** Begin **
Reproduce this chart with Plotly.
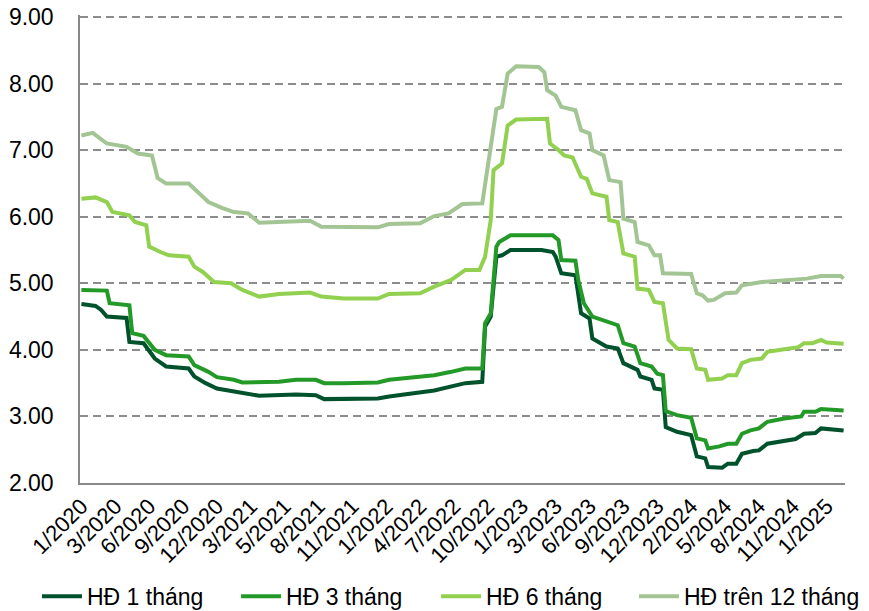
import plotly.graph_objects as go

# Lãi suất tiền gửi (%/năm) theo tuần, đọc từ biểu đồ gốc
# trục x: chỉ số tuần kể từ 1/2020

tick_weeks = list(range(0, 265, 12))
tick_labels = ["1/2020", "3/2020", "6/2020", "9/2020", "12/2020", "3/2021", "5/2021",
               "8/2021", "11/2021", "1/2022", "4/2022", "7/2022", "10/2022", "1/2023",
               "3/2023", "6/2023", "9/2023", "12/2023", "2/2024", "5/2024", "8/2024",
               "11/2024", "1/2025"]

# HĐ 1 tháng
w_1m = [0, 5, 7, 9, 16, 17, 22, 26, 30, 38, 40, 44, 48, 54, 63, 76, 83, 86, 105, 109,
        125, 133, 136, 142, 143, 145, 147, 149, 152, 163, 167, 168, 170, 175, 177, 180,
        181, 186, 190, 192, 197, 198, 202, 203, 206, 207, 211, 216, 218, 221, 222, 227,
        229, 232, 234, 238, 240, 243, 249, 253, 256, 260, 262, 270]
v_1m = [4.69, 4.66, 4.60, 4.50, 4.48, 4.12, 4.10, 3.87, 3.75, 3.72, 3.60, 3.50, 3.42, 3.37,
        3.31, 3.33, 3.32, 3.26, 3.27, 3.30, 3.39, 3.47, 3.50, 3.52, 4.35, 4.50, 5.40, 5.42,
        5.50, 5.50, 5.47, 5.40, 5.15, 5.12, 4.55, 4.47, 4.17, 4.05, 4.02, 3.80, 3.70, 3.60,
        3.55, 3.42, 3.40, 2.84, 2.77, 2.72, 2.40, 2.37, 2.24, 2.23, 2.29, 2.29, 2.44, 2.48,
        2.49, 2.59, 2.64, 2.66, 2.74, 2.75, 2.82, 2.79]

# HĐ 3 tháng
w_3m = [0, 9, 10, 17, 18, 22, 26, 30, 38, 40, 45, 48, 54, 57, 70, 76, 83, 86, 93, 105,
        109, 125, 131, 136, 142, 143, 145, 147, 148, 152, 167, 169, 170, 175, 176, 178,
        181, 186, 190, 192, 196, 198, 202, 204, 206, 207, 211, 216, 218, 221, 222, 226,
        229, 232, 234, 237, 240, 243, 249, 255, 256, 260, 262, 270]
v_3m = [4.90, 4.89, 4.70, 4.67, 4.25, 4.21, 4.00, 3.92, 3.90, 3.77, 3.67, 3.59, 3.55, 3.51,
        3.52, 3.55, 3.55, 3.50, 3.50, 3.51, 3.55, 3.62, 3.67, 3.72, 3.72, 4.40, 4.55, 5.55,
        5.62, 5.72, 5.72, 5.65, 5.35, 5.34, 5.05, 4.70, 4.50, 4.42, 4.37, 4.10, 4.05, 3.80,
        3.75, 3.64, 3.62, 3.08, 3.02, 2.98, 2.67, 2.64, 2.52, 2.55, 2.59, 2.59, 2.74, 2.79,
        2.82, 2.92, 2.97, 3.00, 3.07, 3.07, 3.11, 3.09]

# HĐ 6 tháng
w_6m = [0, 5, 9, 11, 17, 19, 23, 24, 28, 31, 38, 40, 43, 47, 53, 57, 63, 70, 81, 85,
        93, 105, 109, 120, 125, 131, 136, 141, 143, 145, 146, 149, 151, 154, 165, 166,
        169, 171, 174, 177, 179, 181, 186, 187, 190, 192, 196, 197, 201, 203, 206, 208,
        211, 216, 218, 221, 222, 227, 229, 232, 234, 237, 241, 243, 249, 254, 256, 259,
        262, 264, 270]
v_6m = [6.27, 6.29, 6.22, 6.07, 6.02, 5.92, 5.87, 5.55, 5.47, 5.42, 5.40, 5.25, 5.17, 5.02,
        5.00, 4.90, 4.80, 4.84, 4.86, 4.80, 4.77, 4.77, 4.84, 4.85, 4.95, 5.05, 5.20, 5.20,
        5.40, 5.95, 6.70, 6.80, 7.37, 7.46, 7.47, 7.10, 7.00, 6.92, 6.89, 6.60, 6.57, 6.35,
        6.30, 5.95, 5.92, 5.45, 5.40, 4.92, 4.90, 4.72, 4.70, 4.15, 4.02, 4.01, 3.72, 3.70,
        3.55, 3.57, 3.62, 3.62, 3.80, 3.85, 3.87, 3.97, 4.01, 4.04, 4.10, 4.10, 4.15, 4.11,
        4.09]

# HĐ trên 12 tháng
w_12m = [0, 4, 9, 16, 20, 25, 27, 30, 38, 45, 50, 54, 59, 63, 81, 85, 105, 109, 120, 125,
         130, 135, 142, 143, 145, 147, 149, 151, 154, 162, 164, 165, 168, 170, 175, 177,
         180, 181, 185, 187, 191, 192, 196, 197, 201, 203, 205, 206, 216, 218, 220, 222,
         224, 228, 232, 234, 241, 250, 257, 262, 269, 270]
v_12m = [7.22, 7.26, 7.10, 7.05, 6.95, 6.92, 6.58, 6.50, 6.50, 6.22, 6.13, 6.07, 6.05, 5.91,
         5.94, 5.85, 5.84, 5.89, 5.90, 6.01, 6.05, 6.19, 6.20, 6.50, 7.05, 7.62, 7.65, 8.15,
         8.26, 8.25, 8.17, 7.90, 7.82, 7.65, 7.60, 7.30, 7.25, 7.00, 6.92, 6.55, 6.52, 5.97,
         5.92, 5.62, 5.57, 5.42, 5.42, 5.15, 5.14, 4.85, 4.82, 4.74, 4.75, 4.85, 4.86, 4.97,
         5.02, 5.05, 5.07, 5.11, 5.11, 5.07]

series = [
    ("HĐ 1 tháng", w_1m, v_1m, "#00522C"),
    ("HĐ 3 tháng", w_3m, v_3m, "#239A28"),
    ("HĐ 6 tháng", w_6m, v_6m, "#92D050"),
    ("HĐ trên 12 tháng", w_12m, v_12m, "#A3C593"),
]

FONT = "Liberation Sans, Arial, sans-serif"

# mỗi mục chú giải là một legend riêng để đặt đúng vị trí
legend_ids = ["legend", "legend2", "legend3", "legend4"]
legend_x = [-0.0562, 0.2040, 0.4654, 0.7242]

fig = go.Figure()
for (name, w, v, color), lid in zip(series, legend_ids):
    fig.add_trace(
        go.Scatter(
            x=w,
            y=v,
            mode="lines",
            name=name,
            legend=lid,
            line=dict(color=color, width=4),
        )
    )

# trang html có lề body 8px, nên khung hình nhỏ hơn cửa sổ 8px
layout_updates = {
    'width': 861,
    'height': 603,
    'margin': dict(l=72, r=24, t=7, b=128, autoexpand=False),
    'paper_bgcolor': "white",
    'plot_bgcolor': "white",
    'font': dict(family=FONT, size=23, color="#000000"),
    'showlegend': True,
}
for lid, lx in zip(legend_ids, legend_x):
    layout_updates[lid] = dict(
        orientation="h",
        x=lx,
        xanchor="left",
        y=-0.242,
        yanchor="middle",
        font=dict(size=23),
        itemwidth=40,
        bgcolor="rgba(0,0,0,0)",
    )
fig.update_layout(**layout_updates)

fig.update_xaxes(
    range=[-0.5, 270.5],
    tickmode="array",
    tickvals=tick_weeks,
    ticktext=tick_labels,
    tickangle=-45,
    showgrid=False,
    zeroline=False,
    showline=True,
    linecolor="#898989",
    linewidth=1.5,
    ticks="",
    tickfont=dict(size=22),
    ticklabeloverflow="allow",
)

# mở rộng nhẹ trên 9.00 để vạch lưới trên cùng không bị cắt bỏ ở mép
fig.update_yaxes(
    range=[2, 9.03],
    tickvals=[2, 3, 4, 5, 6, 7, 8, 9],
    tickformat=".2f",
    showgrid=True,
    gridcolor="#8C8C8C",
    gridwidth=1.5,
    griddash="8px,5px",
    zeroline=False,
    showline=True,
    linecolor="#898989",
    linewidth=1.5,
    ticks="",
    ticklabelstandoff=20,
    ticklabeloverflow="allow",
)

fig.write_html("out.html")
** End **
Short problem:
With the pictures left out, restate word for word every line of the data above, from the first down to the line that contains "2.49, 2.59, 2.64, 2.66, 2.74, 2.75, 2.82, 2.79]".

Final answer:
Reproduce this chart with Plotly.
import plotly.graph_objects as go

# Lãi suất tiền gửi (%/năm) theo tuần, đọc từ biểu đồ gốc
# trục x: chỉ số tuần kể từ 1/2020

tick_weeks = list(range(0, 265, 12))
tick_labels = ["1/2020", "3/2020", "6/2020", "9/2020", "12/2020", "3/2021", "5/2021",
               "8/2021", "11/2021", "1/2022", "4/2022", "7/2022", "10/2022", "1/2023",
               "3/2023", "6/2023", "9/2023", "12/2023", "2/2024", "5/2024", "8/2024",
               "11/2024", "1/2025"]

# HĐ 1 tháng
w_1m = [0, 5, 7, 9, 16, 17, 22, 26, 30, 38, 40, 44, 48, 54, 63, 76, 83, 86, 105, 109,
        125, 133, 136, 142, 143, 145, 147, 149, 152, 163, 167, 168, 170, 175, 177, 180,
        181, 186, 190, 192, 197, 198, 202, 203, 206, 207, 211, 216, 218, 221, 222, 227,
        229, 232, 234, 238, 240, 243, 249, 253, 256, 260, 262, 270]
v_1m = [4.69, 4.66, 4.60, 4.50, 4.48, 4.12, 4.10, 3.87, 3.75, 3.72, 3.60, 3.50, 3.42, 3.37,
        3.31, 3.33, 3.32, 3.26, 3.27, 3.30, 3.39, 3.47, 3.50, 3.52, 4.35, 4.50, 5.40, 5.42,
        5.50, 5.50, 5.47, 5.40, 5.15, 5.12, 4.55, 4.47, 4.17, 4.05, 4.02, 3.80, 3.70, 3.60,
        3.55, 3.42, 3.40, 2.84, 2.77, 2.72, 2.40, 2.37, 2.24, 2.23, 2.29, 2.29, 2.44, 2.48,
        2.49, 2.59, 2.64, 2.66, 2.74, 2.75, 2.82, 2.79]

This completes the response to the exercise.